数的不利を強いられた、味方のエネルギーをセーブするためだ。
「ラグビーで14人になるって、本当に大変。特にこのレベルで、(攻めを統率する)SOがいなくなることのチームへの影響は大きい。時間を使いながらプレーの選択をしました。後半、そこまでボール出しを速くしていません。ある程度、自分たちの形(陣形)が整ってから(放る)」
大外のスペースをちぎられ25-23と2点差に迫られていた後半23分以降には、敵陣で同僚FWへ簡潔に球を預けた。コンタクトを重ねさせた。
「FWの顔を見たら自信満々だったので。もしこれで得点できなくてもあのエリアにいることが大事。FWの頑張りが、全てだったと思います」
時折、相手のペナルティを引き出しつつ、時間を使った。39分、尾崎の2トライ目などで32-23とだめを押した。退いていた齋藤はこうだ。
「どんな時でも対応できるように、いくつか(攻撃の)システムを持っています。そのなかでリーダーが(妥当なものを)選択できたと思います」
これでサンゴリアスは、初戦黒星から2連勝。
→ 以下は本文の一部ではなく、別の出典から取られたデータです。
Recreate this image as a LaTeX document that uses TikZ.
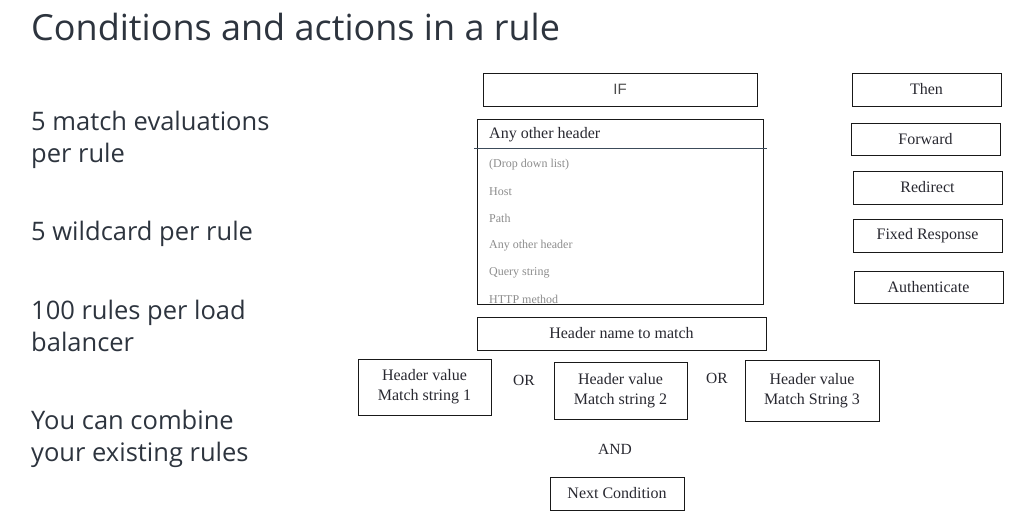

それに対し、イーグルスは1勝1敗1分となった。敗れた沢木敬介監督は開口一番に言った。
「きょうの試合はかなりだめですね」
最後にサンゴリアスが優勝した時の指揮官でもある沢木は、就任3年目でクラブ史上初の4強入りを目論んでいる。
この午後は、優勝候補に挑んだ80分間を「勝たなきゃいけない試合だったけど、自分たちから崩れていった」と総括した。組織を支える基本プレーに乱れが出たと嘆いた。
「獲り急いで、細かいところがおろそかになった。1人、少ない状況でもサントリーはいいコントロールできたし、チャンスをスコアまでつなげていた。その差が出たと思います」
勝者も敗者も、もともと皮膚感覚でわかっていたサンゴリアスのタフさを再認識していたと言える。
2季前までサンゴリアスにいたイーグルスの梶村祐介主将は、インサイドCTBとして好突破を連発もただ悔やんだ。
「相手が14人になってから外(タッチライン際)にスペースがあると見えていて。ただ、そのなかで自分たちのセットスピード(次の攻めへの準備)が遅れてきているとも…。組織で戦えていた最初のほうと比べ、個人、個人(の動き)になってしまったと感じています。アタックマインドはより強まりましたが、結果として、何か、油断的なものが出てしまった」
ロッカールームでは、「負けて学ぶのはこれで十分。次は勝って学ぼう」と締めたという。